Речь о вреде поэзии

Сегодня, придя домой, незамедлительно избавьтесь от всех поэтических сборников, которые есть в вашем доме. Как правило, это неприметные книжицы, не больше формата А5. Но порой встречаются весьма крупные экземпляры. В любом случае, внимательно изучите каждый угол дома. Рассадник поэзии может находиться у вас под носом, но, вместе с тем, из раза в раз будет ускользать от взгляда. Обнаружив его — ни в коем случае не открывайте! В нём невидимые, только и ждут того, чтобы вцепиться в вас, как клещи или чумные бактерии — стихи.


Ужасно, что определение поэзии даётся в любом толковом словаре, в то время как в медицинских справочниках болезней вы не найдёте ни слова об этом недуге. По Ожегову поэзия — это «красота и прелесть чего-нибудь, возбуждающие чувство очарования». Ефремова определяет её как «искусство образного выражения мысли в слове». По Канту, поэзия — это высшая форма творчества. Но может ли выразить суть лихорадки тот, кого она не ломала?


«Поэзия — она как рвота», «это выжимка бессонниц», «чёрная оспа», которую путают с ветрянкой или «та же добыча радия». Вот, что говорят те, кто болел поэзией — Михаил Савояров, Анна Ахматова, Ян Сатуновский, Владимир Маяковский. «Поэзия, я буду клясться, тобой и кончу», — пишет Пастернак. То есть — поэзия неизлечима.


Проще всего сравнить её с вирусом. Поэзия заразна и легко передаётся от одного человека к другому. Последствия, конечно, куда более тяжёлые, чем от обычной простуды. Поэзия приносит страшные муки. Переход на новый уровень восприятия либо отрывает от земли, либо, наоборот, чреват близорукостью. Сердце теснит грудь и, расширяясь, становится более чутким к прекрасному, но вместе с тем — уязвимым для любых проявлений ужаса; очень скоро оно начинает болеть. Речь обогащается новыми словами, но в эпоху примитивизации языка, вы оказываетесь в положении аборигена — вас не понимают; изящная словесность оборачивается проклятием.


Это лишь немногие из симптомов. В конечном счёте, вы становитесь безумцем в глазах окружающих, а это — прямая дорога к отшельничеству.


Поэзия существует ради того, чтобы от неё зависели — такова её природа, по мнению Бродского. Тоже самое поэт мог бы сказать и о сигаретах. После трёх инфарктов и двух операций на сердце Бродский не изменяет привычке. В день он выкуривает по 3-4 пачки, игнорируя непрекращающиеся приступы стенокардии. «Обезьяна взяла в руки палку и стала человеком, человек взял сигарету и стал поэтом», — говорил писатель. Он умер ночью 28 января 1996 года дома в Бруклине. Сердце, по мнению медиков, остановилось внезапно.
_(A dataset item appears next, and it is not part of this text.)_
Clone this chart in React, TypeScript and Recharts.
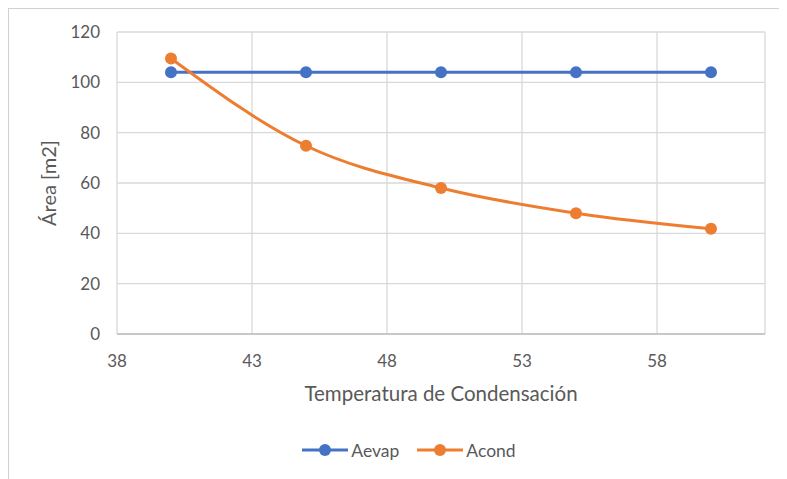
import React from "react";
import {
  LineChart,
  Line,
  XAxis,
  YAxis,
  CartesianGrid,
  Legend,
} from "recharts";

const seriesNames = ["Aevap", "Acond"];
const temperatures = [40, 45, 50, 55, 60];
const aevap = [104, 104, 104, 104, 104];
const acond = [109.5, 74.8, 58, 48, 41.8];
const xTicks = [38, 43, 48, 53, 58];
const yTicks = [0, 20, 40, 60, 80, 100, 120];

const data = temperatures.map((t, i) => ({
  t,
  Aevap: aevap[i],
  Acond: acond[i],
}));

const FONT = "Lato, 'Open Sans', sans-serif";
const TEXT = "#595959";

const YTitle = ({ viewBox }: any) => {
  const x = viewBox.x + 19;
  const y = viewBox.y + viewBox.height / 2;
  return (
    <text
      x={x}
      y={y}
      transform={`rotate(-90 ${x} ${y})`}
      textAnchor="middle"
      dominantBaseline="central"
      fill={TEXT}
      fontSize={20}
      fontFamily={FONT}
    >
      Área [m2]
    </text>
  );
};

const XTitle = ({ viewBox }: any) => (
  <text
    x={viewBox.x + viewBox.width / 2}
    y={viewBox.y + 59}
    textAnchor="middle"
    dominantBaseline="central"
    fill={TEXT}
    fontSize={20.5}
    fontFamily={FONT}
  >
    Temperatura de Condensación
  </text>
);

const LegendContent = ({ payload }: any) => {
  const items = [...(payload || [])].sort(
    (a: any, b: any) => seriesNames.indexOf(a.value) - seriesNames.indexOf(b.value)
  );
  return (
    <div
      style={{
        display: "flex",
        justifyContent: "center",
        alignItems: "center",
        height: 24,
        gap: 18,
        fontFamily: FONT,
        fontSize: 17.5,
        color: TEXT,
      }}
    >
      {items.map((p: any) => (
        <div key={p.value} style={{ display: "flex", alignItems: "center" }}>
          <svg width={46} height={14} style={{ marginRight: 3 }}>
            <line x1={0} y1={7} x2={46} y2={7} stroke={p.color} strokeWidth={3} />
            <circle cx={23} cy={7} r={6} fill={p.color} />
          </svg>
          <span>{p.value}</span>
        </div>
      ))}
    </div>
  );
};

export default function App() {
  return (
    <div
      style={{
        width: 779,
        height: 471,
        overflow: "hidden",
        borderTop: "1px solid #d0d0d0",
        borderLeft: "1px solid #d0d0d0",
        background: "#fff",
        boxSizing: "border-box",
      }}
    >
      <LineChart
        width={800}
        height={470}
        data={data}
        margin={{ top: 23, right: 44, left: 20, bottom: 17 }}
      >
        <CartesianGrid stroke="#d9d9d9" strokeWidth={1.3} />
        <XAxis
          dataKey="t"
          type="number"
          domain={[38, 62]}
          ticks={xTicks}
          height={104}
          tickSize={0}
          tickMargin={21}
          axisLine={{ stroke: "#bfbfbf", strokeWidth: 1.5 }}
          tick={{ fill: TEXT, fontSize: 17, fontFamily: FONT }}
          label={<XTitle />}
        />
        <YAxis
          type="number"
          domain={[0, 120]}
          ticks={yTicks}
          width={88}
          tickSize={0}
          tickMargin={17}
          axisLine={false}
          tick={{ fill: TEXT, fontSize: 17, fontFamily: FONT }}
          label={<YTitle />}
        />
        <Legend
          verticalAlign="bottom"
          wrapperStyle={{ height: 24, left: 0, width: 800 }}
          content={<LegendContent />}
        />
        <Line
          type="monotone"
          dataKey="Aevap"
          stroke="#4472C4"
          strokeWidth={3}
          dot={{ r: 6, fill: "#4472C4", stroke: "#4472C4", strokeWidth: 0 }}
          isAnimationActive={false}
        />
        <Line
          type="monotone"
          dataKey="Acond"
          stroke="#ED7D31"
          strokeWidth={3}
          dot={{ r: 6, fill: "#ED7D31", stroke: "#ED7D31", strokeWidth: 0 }}
          isAnimationActive={false}
        />
      </LineChart>
    </div>
  );
}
О пьяных дебошах Сергея Есенина писали в газетах. Говорят, во время поездок в Америку поэт допивался до эпилептических припадков. Оправдывая мужа, жена ссылалась на душевное расстройство. Так из тени мятущегося, раздавленного тревогами юноши, на свет выходит Чёрный человек. «Последняя встреча с ним, — вспоминает Владимир Маяковский, — произвела на меня тяжёлое и большое впечатление. Я встретил у кассы Госиздата ринувшегося ко мне человека с опухшим лицом, со свороченным галстуком, с шапкой, случайно держащейся, уцепившись за русую прядь. От него и двух его тёмных (для меня, во всяком случае) спутников несло спиртным перегаром. Я буквально с трудом узнал Есенина».


Поэт имеет дело с «тёмными вещами», которые, как их определил Юнг, «лежат по ту сторону человеческого дня и воспоминаний о нём». Будучи вхож в этот мрачный мир, поэт не только извлекает из него необходимый опыт, но и выносит в душе страшных демонов. Тогда единственным оберегом или, скорее, болеутоляющим становится то, что заглушает душевную боль, но губит тело.


Поэты — обречённые люди. Избегайте их, как чумных. Не читайте стихов и тогда, может, поэзия не коснётся вас. Но помните, что «микроб чумы никогда не умирает». Его сон может длиться десятилетиями, и когда он проснётся — известно одному богу. Я боюсь одного. Что если бог тоже говорит стихами?